Parece que ninguém na mídia se toca que, ao aceitar a “solução final” de extermínio de uma mídia, como a de Hitler com os judeus, abriu-se um perigosíssimo precedente para as demais mídias que, amanhã, podem ser proibidas também, seja de escrever o que querem, seja de simplesmente existirem, caso se julgue que estão escrevendo o que não devem… ou que estejam “poluindo” demais a audiência com seus anúncios.

Uma tentativa neste sentido já não foi feita na mesma cidade, de proibir os jornais gratuitos que se julgou estarem “exagerando” na proporção de publicidade? Quem garante que amanhã não vão fechar também estações de TV, como fez Chavez na Venezuela, alegando que “poluem” as mentes do público (leia-se eleitores) ou em nome do combate ao “terrorismo midiático”, como gostam de dizer o cantinflesco ditador bolivariano e seus seguidores patrícios, que encaram críticas como crime de lesa majestade e sonham com uma mídia estatal, hegemônica. Ou então simplesmente alegando que a TV comercial tem propaganda demais…. E não faltará uma claque “despoluidora” para aprovar o fim da propaganda na TV e com isto, o fim da TV livre entre nós.

Outra mídia que é vítima preferencial de violências é a internet, onde não passa dia sem que haja alguma tentativa de censurar sites, blogs ou conteúdos que, de alguma forma, se julgue inoportunos por detentores do poder político e econômico. Exemplo disso foi o recente projeto apresentado no Senado para coibir críticas políticas através da Internet, felizmente tirado da pauta devido à rara (ufa!) reação negativa que gerou na imprensa.

E agora temos o TSE proibindo campanha política na internet… e não vi ainda ninguém reclamando deste absurdo. Que sejamos invadidos, isto sim, pela propaganda eleitoral “gratuita” na TV aberta, onde não temos opção a não ser desligar o aparelho, parece que tudo bem. Mas na internet, que dá à audiência a possibilidade de, com um simples clique, mudar de “canal”, estão achando normal que não possa haver propaganda política!

Quando ao email então, é o carneirinho preferido para ir o abate. Parece que existe uma verdadeira unanimidade em considerar que toda e qualquer propaganda por email é “spam” e por isso nefasta. Tanto que, nos sites de nossos principais provedores, o  “spam” é definido, simplesmente, como mensagens de propaganda, que são formalmente proibidas pela política de “proteção à privacidade” dos internautas.

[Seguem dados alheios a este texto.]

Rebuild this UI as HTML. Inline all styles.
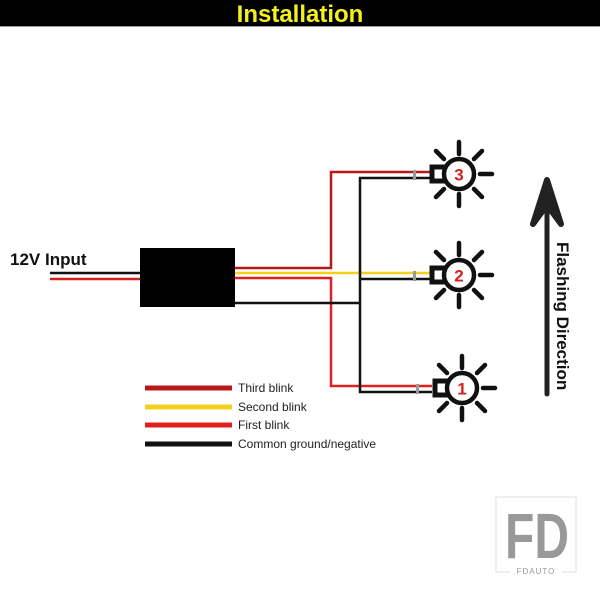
<!DOCTYPE html>
<html><head><style>
html,body{margin:0;padding:0;background:#fff;}
svg{display:block;font-family:"Liberation Sans",sans-serif;}
</style></head><body>
<svg width="600" height="600" viewBox="0 0 600 600" xmlns="http://www.w3.org/2000/svg">
<defs>
<g id="bulb">
<g stroke="#111" stroke-width="4.5" stroke-linecap="round">
<line x1="0" y1="-20" x2="0" y2="-32"/><line x1="0" y1="20" x2="0" y2="32"/>
<line x1="21" y1="0" x2="33" y2="0"/>
<line x1="15" y1="-15" x2="23" y2="-23"/><line x1="-15" y1="-15" x2="-23" y2="-23"/>
<line x1="15" y1="15" x2="23" y2="23"/><line x1="-15" y1="15" x2="-23" y2="23"/>
</g>
<rect x="-27" y="-7" width="13" height="14" fill="#fff" stroke="#111" stroke-width="5"/>
<circle r="15" fill="#fff" stroke="#111" stroke-width="4.5"/>
</g>
</defs>
<rect x="0" y="0" width="600" height="26" fill="#000"/>
<rect x="0" y="26" width="600" height="1" fill="#999"/>
<text x="300" y="22" text-anchor="middle" font-size="24" font-weight="bold" fill="#f4f01c">Installation</text>

<text x="10" y="265" font-size="17" font-weight="bold" fill="#111">12V Input</text>
<line x1="50" y1="273" x2="142" y2="273" stroke="#111" stroke-width="2.5"/>
<line x1="50" y1="279" x2="142" y2="279" stroke="#d42020" stroke-width="2.5"/>

<polyline points="234,268 331,268 331,172 430,172" fill="none" stroke="#b81818" stroke-width="2.5"/>
<polyline points="234,278 331,278 331,386 432,386" fill="none" stroke="#e02020" stroke-width="2.5"/>
<line x1="234" y1="273" x2="430" y2="273" stroke="#f2d21c" stroke-width="2.5"/>
<polyline points="234,303 360,303" fill="none" stroke="#111" stroke-width="2.5"/>
<polyline points="430,178 360,178 360,392 432,392" fill="none" stroke="#111" stroke-width="2.5"/>
<line x1="360" y1="279" x2="430" y2="279" stroke="#111" stroke-width="2.5"/>

<rect x="140" y="248" width="95" height="59" fill="#000"/>

<g transform="translate(459,174)"><use href="#bulb"/><rect x="-46" y="-4" width="3" height="10" fill="#999"/>
<text x="0" y="6.5" text-anchor="middle" font-size="17" font-weight="bold" fill="#d42020">3</text></g>
<g transform="translate(459,275)"><use href="#bulb"/><rect x="-46" y="-4" width="3" height="10" fill="#999"/>
<text x="0" y="6.5" text-anchor="middle" font-size="17" font-weight="bold" fill="#d42020">2</text></g>
<g transform="translate(462,388)"><use href="#bulb"/><rect x="-46" y="-4" width="3" height="10" fill="#999"/>
<text x="0" y="6.5" text-anchor="middle" font-size="17" font-weight="bold" fill="#d42020">1</text></g>

<line x1="547" y1="394" x2="547" y2="190" stroke="#222" stroke-width="5" stroke-linecap="round"/>
<path d="M547,180 L561,224 L547,205 L533,224 Z" fill="#222" stroke="#222" stroke-width="6" stroke-linejoin="round"/>
<text transform="translate(557,242) rotate(90)" font-size="17" font-weight="bold" fill="#111">Flashing Direction</text>

<g stroke-width="5">
<line x1="145" y1="388" x2="232" y2="388" stroke="#b81818"/>
<line x1="145" y1="407" x2="232" y2="407" stroke="#f2d21c"/>
<line x1="145" y1="425" x2="232" y2="425" stroke="#e02020"/>
<line x1="145" y1="444" x2="232" y2="444" stroke="#111"/>
</g>
<g font-size="12" fill="#222">
<text x="238" y="392">Third blink</text>
<text x="238" y="411">Second blink</text>
<text x="238" y="429">First blink</text>
<text x="238" y="448">Common ground/negative</text>
</g>

<rect x="496" y="497" width="80" height="75" fill="none" stroke="#ddd" stroke-width="1"/>
<text transform="translate(537,558) scale(0.75,1)" text-anchor="middle" font-size="64" font-weight="bold" fill="#999">FD</text>
<rect x="510" y="566" width="52" height="10" fill="#fff"/>
<text x="536" y="574" text-anchor="middle" font-size="8" fill="#999" letter-spacing="1">FDAUTO</text>
</svg>
</body></html>
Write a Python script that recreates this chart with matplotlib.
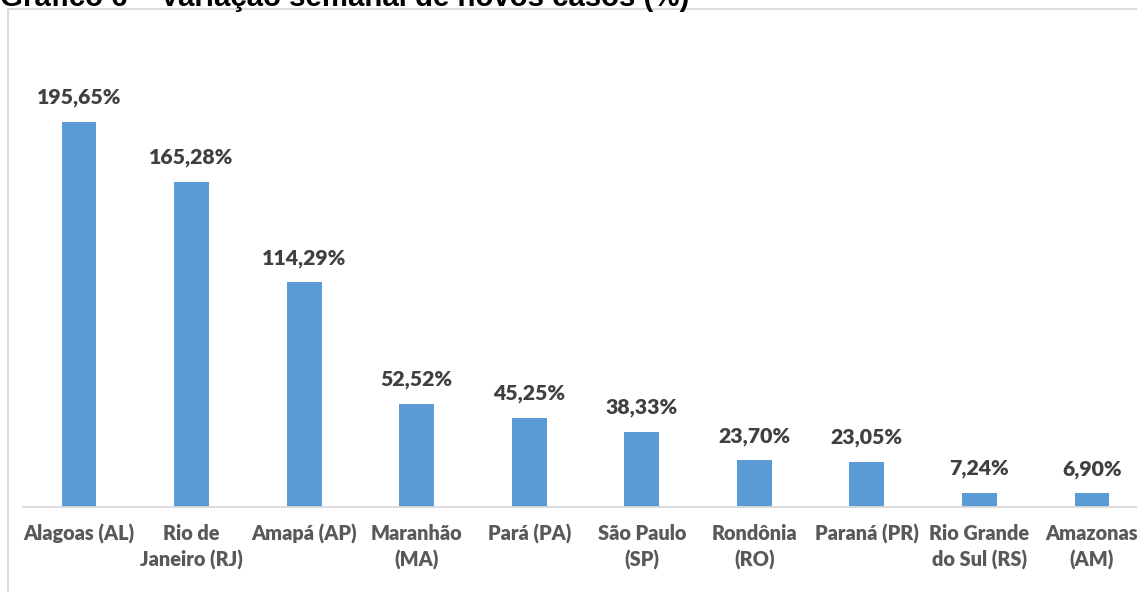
import matplotlib
matplotlib.use("Agg")
import matplotlib.pyplot as plt
from matplotlib.patches import Rectangle

categories = ["Alagoas (AL)", "Rio de\nJaneiro (RJ)", "Amapá (AP)", "Maranhão\n(MA)", "Pará (PA)",
              "São Paulo\n(SP)", "Rondônia\n(RO)", "Paraná (PR)", "Rio Grande\ndo Sul (RS)", "Amazonas\n(AM)"]
values = [195.65, 165.28, 114.29, 52.52, 45.25, 38.33, 23.70, 23.05, 7.24, 6.90]
value_labels = ["195,65%", "165,28%", "114,29%", "52,52%", "45,25%", "38,33%", "23,70%", "23,05%", "7,24%", "6,90%"]
title = "Gráfico 6 – Variação semanal de novos casos (%)"

W, H = 1137, 592
fig = plt.figure(figsize=(W / 100, H / 100), dpi=100)
fig.patch.set_facecolor("white")

# axes geometry (pixels)
x_left = 22.7
spacing = 112.56
base_y = 507
px_per_unit = 1.968
ymax = 200
ax_h = ymax * px_per_unit
ax = fig.add_axes([x_left / W, (H - base_y) / H, spacing * 10 / W, ax_h / H])

x = list(range(len(categories)))
ax.bar(x, values, width=0.31, color="#5B9BD5", zorder=2)
ax.set_xlim(-0.5, len(categories) - 0.5)
ax.set_ylim(0, ymax)

for xi, v, lab in zip(x, values, value_labels):
    ax.annotate(lab, (xi, v), xytext=(0, 13), textcoords="offset points",
                ha="center", va="baseline", fontsize=15.3, fontweight="heavy",
                color="#404040", family="Lato", clip_on=False)

ax.set_xticks(x)
ax.set_xticklabels(categories, fontsize=14.3, fontweight="heavy", color="#595959",
                   family="Lato", linespacing=1.45)
ax.tick_params(axis="x", length=0, pad=12)
ax.set_yticks([])
for s in ["top", "right", "left"]:
    ax.spines[s].set_visible(False)
ax.spines["bottom"].set_color("#D9D9D9")
ax.spines["bottom"].set_linewidth(1.3)

# outer chart border (partially cropped)
fig.patches.append(Rectangle((7.5 / W, -0.1), 2, (H - 8.5) / H + 0.1, transform=fig.transFigure,
                             fill=False, ec="#D9D9D9", lw=1.3))

# cropped title
fig.text(0.0, 1 - 5.5 / H, title, ha="left", va="baseline", fontsize=21.2,
         fontweight="bold", family="Liberation Sans", color="black")

fig.savefig("out.png", dpi=100)
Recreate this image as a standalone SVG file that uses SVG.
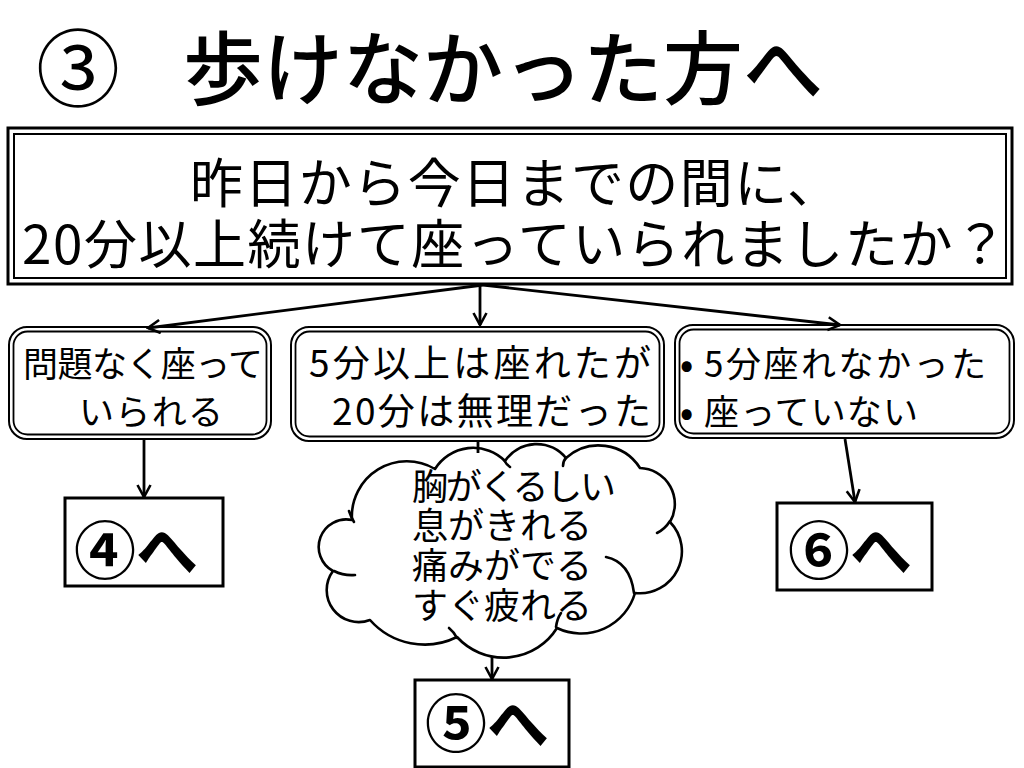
<svg xmlns="http://www.w3.org/2000/svg" width="1024" height="768" viewBox="0 0 1024 768">
<style>
text{font-family:"Noto Sans CJK JP","Noto Sans CJK SC",sans-serif;fill:#000}
.title{font-size:80px;font-weight:500}
.num{font-size:84px;font-weight:400}
.q{font-size:53px}
.opt{font-size:35px}
.mid{font-size:37px}
.bul{font-weight:700}
.cl{font-size:36px}
.go{font-size:62px;font-weight:700}
.dbo{fill:#fff;stroke:#000;stroke-width:2}
.dbi{fill:none;stroke:#000;stroke-width:1.8}
.box{fill:#fff;stroke:#000;stroke-width:3}
.ln{fill:none;stroke:#000;stroke-width:2.8}
.cloud{fill:#fff;stroke:#000;stroke-width:2.6;stroke-linejoin:round}
.inner{fill:none;stroke:#000;stroke-width:2.6;stroke-linecap:round}
</style>
<defs>
<marker id="arr" viewBox="0 0 16 16" refX="14" refY="8" markerWidth="16" markerHeight="16" markerUnits="userSpaceOnUse" orient="auto">
<path d="M2,1.5 L14,8 L2,14.5" fill="none" stroke="#000" stroke-width="2.6"/>
</marker>
</defs>
<rect width="1024" height="768" fill="#fff"/>

<g id="title">
<text class="num" x="36" y="100">③</text>
<text class="title" x="183" y="98" textLength="640" lengthAdjust="spacing">歩けなかった方へ</text>
</g>

<g id="question">
<rect x="8" y="128" width="1004" height="156" fill="#fff" stroke="#000" stroke-width="3"/>
<rect x="14" y="134" width="992" height="144" fill="none" stroke="#000" stroke-width="2"/>
<text class="q" x="190" y="203" textLength="650" lengthAdjust="spacing">昨日から今日までの間に、</text>
<text class="q" x="22" y="264" textLength="985" lengthAdjust="spacing">20分以上続けて座っていられましたか？</text>
</g>

<g id="opt-ok">
<rect class="dbo" x="9" y="327" width="262" height="112" rx="18"/>
<rect class="dbi" x="13.5" y="331.5" width="253" height="103" rx="14"/>
<text class="opt" x="23" y="377" textLength="240" lengthAdjust="spacing">問題なく座って</text>
<text class="opt" x="79" y="425" textLength="144" lengthAdjust="spacing">いられる</text>
</g>

<g id="opt-mid">
<rect class="dbo" x="291" y="327" width="373" height="114" rx="18"/>
<rect class="dbi" x="295.5" y="331.5" width="364" height="105" rx="14"/>
<text class="mid" x="309" y="377" textLength="342" lengthAdjust="spacing">5分以上は座れたが</text>
<text class="mid" x="332" y="425" textLength="319" lengthAdjust="spacing">20分は無理だった</text>
</g>

<g id="opt-no">
<rect class="dbo" x="675" y="325" width="339" height="113" rx="18"/>
<rect class="dbi" x="679.5" y="329.5" width="330" height="104" rx="14"/>
<text class="opt" y="377"><tspan class="bul" x="680">•</tspan><tspan x="704" textLength="282" lengthAdjust="spacing">5分座れなかった</tspan></text>
<text class="opt" y="425"><tspan class="bul" x="680">•</tspan><tspan x="704" textLength="214" lengthAdjust="spacing">座っていない</tspan></text>
</g>

<g id="symptoms">
<path class="cloud" d="M333,571 A27.5,27.5 0 0 1 352,520 A55,55 0 0 1 435,469 A45,45 0 0 1 505,461 A38,38 0 0 1 566,458 A49,49 0 0 1 640,468 A36,36 0 0 1 670,522 A42,42 0 0 1 635,593 A56,56 0 0 1 557,628 A63,63 0 0 1 457,637 A73,73 0 0 1 370,620 A32,32 0 0 1 333,571 Z"/>
<path class="inner" d="M334,571 Q344,576 355,575"/>
<path class="inner" d="M349,511 Q351,517 354,522"/>
<path class="inner" d="M449,628 Q454,632 457,638"/>
<path class="inner" d="M556,627 Q557,619 561,613"/>
<path class="inner" d="M606,557 Q630,562 634,593"/>
<path class="inner" d="M657,533 Q665,529 670,521"/>
<path class="inner" d="M504,460 Q506,464 510,467"/>
<path class="inner" d="M566,458 Q563,461 563,466"/>
<text class="cl"><tspan x="412" y="500" textLength="204" lengthAdjust="spacing">胸がくるしい</tspan><tspan x="412" y="539" textLength="180" lengthAdjust="spacing">息がきれる</tspan><tspan x="412" y="579" textLength="180" lengthAdjust="spacing">痛みがでる</tspan><tspan x="412" y="619" textLength="180" lengthAdjust="spacing">すぐ疲れる</tspan></text>
</g>

<g id="goto4">
<rect class="box" x="65" y="498" width="158" height="88"/>
<text class="go" x="74" y="574">④へ</text>
</g>

<g id="goto5">
<rect class="box" x="415" y="680" width="154" height="87"/>
<text class="go" x="425" y="747">⑤へ</text>
</g>

<g id="goto6">
<rect class="box" x="777" y="503" width="155" height="87"/>
<text class="go" x="788" y="574">⑥へ</text>
</g>

<g id="connectors">
<line class="ln" x1="483" y1="285" x2="148" y2="328" marker-end="url(#arr)"/>
<line class="ln" x1="480" y1="285" x2="480" y2="325" marker-end="url(#arr)"/>
<line class="ln" x1="483" y1="285" x2="840" y2="325" marker-end="url(#arr)"/>
<line class="ln" x1="144" y1="440" x2="144" y2="497" marker-end="url(#arr)"/>
<line class="ln" x1="478" y1="442" x2="478" y2="453"/>
<line class="ln" x1="492" y1="657" x2="492" y2="679" marker-end="url(#arr)"/>
<line class="ln" x1="845" y1="439" x2="855" y2="502" marker-end="url(#arr)"/>
</g>
</svg>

Ora, se provedores privados se julgam no direito de proibir esta mídia e de censurar o conteúdo de emails a fim de checar se tem “cheiro” de propaganda e por isso devam ir para a lixeira, o que mais podemos esperar senão que algum outro “energético” político, com ou sem bigodinho, venha amanhã apresentar um projeto simplesmente proibindo o email marketing? Já há fachistóides enrustidos achando que existe lei proibindo o “spam” e fazendo denúncias contra empresas que têm a ousadia de lhes enviar uma mensagem comercial por email. Se a proibição de emails com propaganda eleitoral “pegar”, será um passo para que amanhã proíbam também outros conteúdos. Afinal, no que a propaganda eleitoral é tão “pior” do que a comercial?

Está mais do que na hora de acordarmos todos para os enormes perigos que ameaçam a nossa liberdade de expressão, em toda e qualquer mídia, sem discriminação. Não adianta pensar, como alemães arianos, que a perseguição era apenas contra os judeus e que os “puros” e bem comportados (leia-se submissos) seriam poupados.

Enquanto uns e outros entre nós, que têm o poder de levantar a voz em defesa das liberdades, se comportarem como carneiros e preferirem o silêncio (ou a conivência, ou o aplauso), achando que a “sua” mídia será poupada, eles estarão apenas se posicionando um pouco mais atrás na fila dos carneirinhos que caminham para o sacrifício. Se não protegerem com todas as forças os que estão no começo da fila (os outdoors, os jornais gratuitos, a internet, os emails…) a sua pele irá sendo arrancada ao poucos, como a das vítimas do canibal do filme, até que chegue a hora do seu juízo final.  E aí já será tarde demais para gritar “liberdade!”